OK, no sooner did I get off the phone with my mother-in-law to confirm the dishes I will bring down for Thanksgiving this year (PUMPKIN CHEESECAKE at the top of the list!) did I find out that my 3 adorable nephews and niece are each making their own pie for the family. Soooo cute- how can I compete with that?! So while their masterpieces will definitely earn oooo’s and ahhhhh’s around the table, we’ll pull this amazing twist on a holiday classic out after the bed time stories for a decadent indulgence-late night! Happy *after hours* Thanksgiving!
1/2 cup walnuts 2 Tbs sugar 1 cup crushed ginger snaps 5 Tbs unsalted butter, melted 1 lb cream cheese at room temp. 2/3 cup packed brown sugar 1/2 cup sour cream, room temp. 1 cup canned pumpkin 3 eggs, room temp. 1 tsp cinnamon 1 Tbs pumpkin pie spice Walnut halves for garnish
Preheat oven to 325, place the 1/2 C. of walnuts and the sugar in a food processor and finely chop.
Pour into a large bowl, add the ginger cookie crumbs and mix.
Pour in the butter and stir well, next pack this mixture into a 10 inch pie plate or spring form pan and press evenly against bottom to form crust- the bottom of a measuring cup is a great tool to use to pack down mixture.
Bake 10 minutes – set aside to cool
In a large bowl, beat cream cheese and brown sugar until soft and well blended, stir in the sour cream and pumpkin.
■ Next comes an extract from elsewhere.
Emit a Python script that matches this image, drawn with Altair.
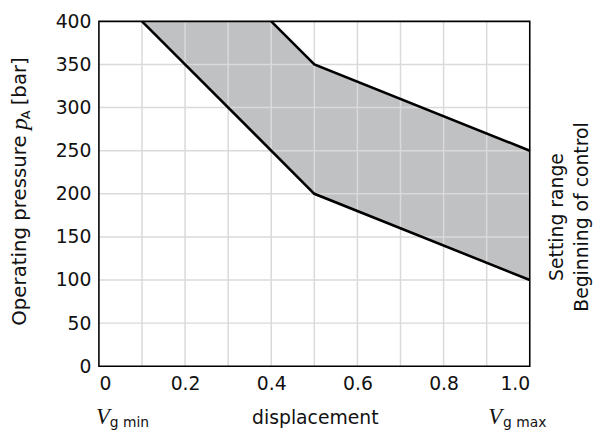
import altair as alt
import pandas as pd

# ---- data ----
x_upper = [0.4, 0.5, 1.0]          # upper boundary
p_upper = [400, 350, 250]
x_lower = [0.1, 0.5, 1.0]          # lower boundary
p_lower = [400, 200, 100]

x_ticks = [0, 0.2, 0.4, 0.6, 0.8, 1.0]
y_ticks = [0, 50, 100, 150, 200, 250, 300, 350, 400]
x_grid = [0.1, 0.2, 0.3, 0.4, 0.5, 0.6, 0.7, 0.8, 0.9]
y_grid = [50, 100, 150, 200, 250, 300, 350]

right_labels = ["Setting range", "Beginning of control"]

W, H = 436, 349
FONT = "DejaVu Sans"
FS = 19
SERIF = "Liberation Serif"

upper = pd.DataFrame({"x": x_upper, "p": p_upper})
lower = pd.DataFrame({"x": x_lower, "p": p_lower})
# gray region top: from the lower boundary's start along the top edge, then the upper line
gray_top = pd.DataFrame({"x": [x_lower[0]] + x_upper, "p": [p_lower[0]] + p_upper})

xs = alt.Scale(domain=[0, 1], nice=False, zero=False)
ys = alt.Scale(domain=[0, 400], nice=False)

x_axis = alt.Axis(values=x_ticks, grid=False, ticks=False, domain=False,
                  labelExpr="datum.value == 0 ? '0' : format(datum.value, '.1f')",
                  labelFont=FONT, labelFontSize=FS, labelColor="#111", labelPadding=9,
                  title=None)
y_axis = alt.Axis(values=y_ticks, grid=False, ticks=False, domain=False,
                  labelFont=FONT, labelFontSize=FS, labelColor="#111", labelPadding=8,
                  title=None)

gray = alt.Chart(gray_top).mark_area(color="#c0c1c3", opacity=1).encode(
    x=alt.X("x:Q", scale=xs, axis=x_axis),
    y=alt.Y("p:Q", scale=ys, axis=y_axis),
)
white = alt.Chart(lower).mark_area(color="white", opacity=1).encode(
    x=alt.X("x:Q", scale=xs), y=alt.Y("p:Q", scale=ys)
)

vgrid = alt.Chart(pd.DataFrame({"x": x_grid})).mark_rule(color="#dadada", strokeWidth=1.5).encode(
    x=alt.X("x:Q", scale=xs)
)
hgrid = alt.Chart(pd.DataFrame({"p": y_grid})).mark_rule(color="#dadada", strokeWidth=1.5).encode(
    y=alt.Y("p:Q", scale=ys)
)

line_up = alt.Chart(upper).mark_line(color="black", strokeWidth=2.6).encode(
    x=alt.X("x:Q", scale=xs), y=alt.Y("p:Q", scale=ys)
)
line_lo = alt.Chart(lower).mark_line(color="black", strokeWidth=2.6).encode(
    x=alt.X("x:Q", scale=xs), y=alt.Y("p:Q", scale=ys)
)

frame = alt.Chart(pd.DataFrame({"a": [0]})).mark_rect(
    filled=False, stroke="black", strokeWidth=1.6
).encode(x=alt.value(0), x2=alt.value(W), y=alt.value(0), y2=alt.value(H))


def txt(text, x, y, font=FONT, size=FS, angle=0, align="left", baseline="alphabetic",
        style="normal"):
    return alt.Chart(pd.DataFrame({"t": [text]})).mark_text(
        font=font, fontSize=size, angle=angle, align=align, baseline=baseline,
        fontStyle=style, color="#111"
    ).encode(x=alt.value(x), y=alt.value(y), text="t:N")


texts = [
    # y-axis title: Operating pressure p_A [bar]
    txt("Operating pressure", -80, 308, size=20, angle=270, baseline="middle"),
    txt("p", -80, 110, font=SERIF, size=24, angle=270, baseline="middle", style="italic"),
    txt("A", -74, 99, size=13, angle=270, baseline="middle"),
    txt("[bar]", -80, 85, size=20, angle=270, baseline="middle"),
    # bottom labels
    txt("V", -3, 407, font=SERIF, size=23, style="italic"),
    txt("g min", 11, 410, size=14),
    txt("displacement", 219, 407, align="center"),
    txt("V", 394, 407, font=SERIF, size=23, style="italic"),
    txt("g max", 409, 410, size=14),
    # right labels
    txt(right_labels[0], 464, 198, angle=270, align="center", baseline="middle"),
    txt(right_labels[1], 489, 198, angle=270, align="center", baseline="middle"),
]

chart = alt.layer(gray, white, vgrid, hgrid, line_up, line_lo, frame, *texts).properties(
    width=W, height=H,
    autosize=alt.AutoSizeParams(type="none"),
    padding={"left": 92, "top": 11, "right": 64, "bottom": 62},
).configure_view(stroke=None)

chart.save("out.html", embed_options={"renderer": "svg", "actions": False})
Gradually beat in eggs 1 at a time and add cinnamon and pumpkin pie spice. Place the pie dish with pre baked crust on a baking sheet and pour in the filling.
Bake in the middle of the oven for 45 minutes or until filling is set. Let cool on a rack.
Arrange the walnut halves around the edge before serving and garnish with whipping cream. You’ll want to lick your plate…the kiddies will never know!